Palm oil poses huge environmental threat

Palm oil is a key ingredient in a great many of the products we use every day, from ice cream to shampoo, but the source of that oil is causing major environmental damage, according to organisations like Greenpeace and WWF (World Wildlife Fund).

In last week’s annual meeting of the RSPO (Roundtable on Sustainable Palm Oil) in Kota Kinabalu, Malaysia, that organisation reported both a substantial increase in the use of palm oil and a failure on the part of many of the companies using it to reach acceptable standards of sustainability.

The report focused on companies in Japan, Australia and Europe that are the biggest consumers of palm oil; it said that while some companies are ‘doing better’, many are taking no measures at all to meet standards set by the RSPO.  The Roundtable is made up of stakeholders, from growers and retailers to banks and environmental groups.  It was launched in 2004 to address the problem of environmental impact, chiefly the destruction of rainforests such as those in Malaysia and Indonesia.
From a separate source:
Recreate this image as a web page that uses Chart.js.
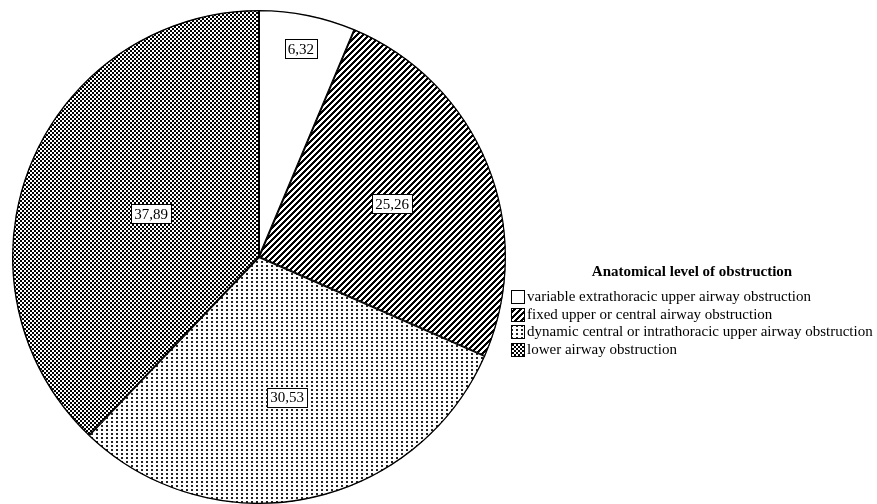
<!DOCTYPE html>
<html>
<head>
<meta charset="utf-8">
<script src="https://cdn.jsdelivr.net/npm/chart.js@4/dist/chart.umd.min.js"></script>
<style>
  html, body { margin: 0; padding: 0; background: #fff; }
  #wrap { width: 877px; height: 504px; position: relative; }
</style>
</head>
<body>
<div id="wrap"><canvas id="myChart" width="877" height="504"></canvas></div>
<script>
// data
const categories = [
  "variable extrathoracic upper airway obstruction",
  "fixed upper or central airway obstruction",
  "dynamic central or intrathoracic upper airway obstruction",
  "lower airway obstruction"
];
const percents = [6.32, 25.26, 30.53, 37.89];
const valueLabels = ["6,32", "25,26", "30,53", "37,89"];
const legendTitle = "Anatomical level of obstruction";

// fill patterns, like the old SPSS hatchings
function makePattern(w, h, painter) {
  const c = document.createElement("canvas");
  c.width = w; c.height = h;
  const g = c.getContext("2d");
  g.fillStyle = "#fff";
  g.fillRect(0, 0, w, h);
  painter(g);
  return g.createPattern(c, "repeat");
}
const plain = "#ffffff";
const stripes = makePattern(6, 6, g => {
  g.fillStyle = "#000";
  for (let y = 0; y < 6; y++)
    for (let x = 0; x < 6; x++)
      if ((x + y) % 6 < 3) g.fillRect(x, y, 1, 1);
});
const dots = makePattern(5, 4, g => {
  g.fillStyle = "#222";
  g.fillRect(1, 1, 2, 2);
});
const checker = makePattern(4, 4, g => {
  g.fillStyle = "#000";
  g.fillRect(0, 0, 2, 2);
  g.fillRect(2, 2, 2, 2);
});
const fills = [plain, stripes, dots, checker];

const serif = "'Liberation Serif', 'Times New Roman', serif";

// boxed value labels inside slices
const sliceLabels = {
  id: "sliceLabels",
  afterDatasetsDraw(chart, args, opts) {
    const ctx = chart.ctx;
    const arcs = chart.getDatasetMeta(0).data;
    ctx.save();
    ctx.font = "15px " + serif;
    ctx.textAlign = "center";
    ctx.textBaseline = "middle";
    arcs.forEach((arc, i) => {
      const p = arc.getProps(["x", "y", "startAngle", "endAngle", "outerRadius"], true);
      const mid = (p.startAngle + p.endAngle) / 2;
      const r = p.outerRadius * opts.radius[i];
      const x = p.x + Math.cos(mid) * r;
      const y = p.y + Math.sin(mid) * r;
      const txt = valueLabels[i];
      const w = Math.round(ctx.measureText(txt).width + 6);
      const h = 19;
      const bx = Math.round(x - w / 2) + 0.5, by = Math.round(y - h / 2) + 0.5;
      ctx.fillStyle = "#fff";
      ctx.fillRect(bx, by, w, h);
      ctx.strokeStyle = "#000";
      ctx.lineWidth = 1;
      ctx.strokeRect(bx, by, w, h);
      ctx.fillStyle = "#000";
      ctx.fillText(txt, x, y + 1);
    });
    ctx.restore();
  }
};

// legend on the right, title on top
const sideLegend = {
  id: "sideLegend",
  afterDraw(chart, args, opts) {
    const ctx = chart.ctx;
    const x0 = opts.x, y0 = opts.y;
    ctx.save();
    ctx.textBaseline = "middle";
    ctx.font = "bold 15px " + serif;
    ctx.fillStyle = "#000";
    ctx.textAlign = "center";
    ctx.fillText(legendTitle, opts.titleX, y0 - 25);
    ctx.textAlign = "left";
    ctx.font = "15px " + serif;
    chart.data.labels.forEach((lab, i) => {
      const y = Math.round(y0 + i * 17.7);
      ctx.fillStyle = fills[i];
      ctx.fillRect(x0, y - 7, 13, 13);
      ctx.strokeStyle = "#000";
      ctx.lineWidth = 1;
      ctx.strokeRect(x0 + 0.5, y - 6.5, 13, 13);
      ctx.fillStyle = "#000";
      ctx.fillText(lab, x0 + 16, y);
    });
    ctx.restore();
  }
};

const data = {
  labels: categories,
  datasets: [
    {
      data: percents,
      backgroundColor: fills,
      borderColor: "#000",
      borderWidth: 1,
      borderAlign: "inner"
    }
  ]
};

const config = {
  type: "pie",
  data: data,
  options: {
    responsive: false,
    animation: false,
    layout: { padding: { left: 12, right: 371, top: 10, bottom: 0 } },
    plugins: {
      legend: { display: false },
      tooltip: { enabled: false },
      sliceLabels: { radius: [0.86, 0.58, 0.58, 0.47] },
      sideLegend: { x: 511, y: 297, titleX: 692 }
    }
  },
  plugins: [sliceLabels, sideLegend]
};

const myChart = new Chart(document.getElementById("myChart"), config);
</script>
</body>
</html>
Palm trees thrive only in tropical climates, so the increasing demand for the derivative product has meant more and more palm plantations have been created, in most cases by clearing existing tropical rainforests.  Not only has this destroyed the natural habitat of already endangered wildlife such as tigers, rhinos, elephants and orangutans, it has also added considerably to the greenhouse gasses released into the atmosphere.

Rainforests tend to grow in peatland, which stores more carbon than any other ecosystem on the planet.   WWF reported that the burning off of existing vegetation to make room for palm plantations may have contributed up to 40% of the entire global CO2 emissions in 2009.  To make matters worse, there are cases where local communities of forest dwelling humans have been forced off their land by palm-oil hungry producers.

According to the report, about 10% or over 5 million tonnes of the world’s palm oil production in 2011 was certified to RSPO standards, but only half of it was purchased.  Criteria to meet those standards includes a commitment to purchase only from sustainable sources, and only a few of the members surveyed came up with high marks.

In the UK, Waitrose, Cadbury and Boots were among the companies showing an improvement, but there is still a large discrepancy between sustainable goals and the actuality.  The global consumption of palm oil is increasing; WWF estimates it will grow from around 50 million tonnes as of 2011 to half again that much by 2050.  There are no published estimates as to how much rainforest will be left by then if current practices are not corrected.

WWF suggests that what could help is a programme of financial incentives for growers, investors and consumers.  That might include schemes that encourage investment in sustainable palm oil production by banks and other investors.  Palm oil plantations require capital, and if investors offer financial support only to well-run, sustainable operations that meet certain standards, the situation may improve.  Buyers could be given similar incentives to encourage purchases from certified producers only.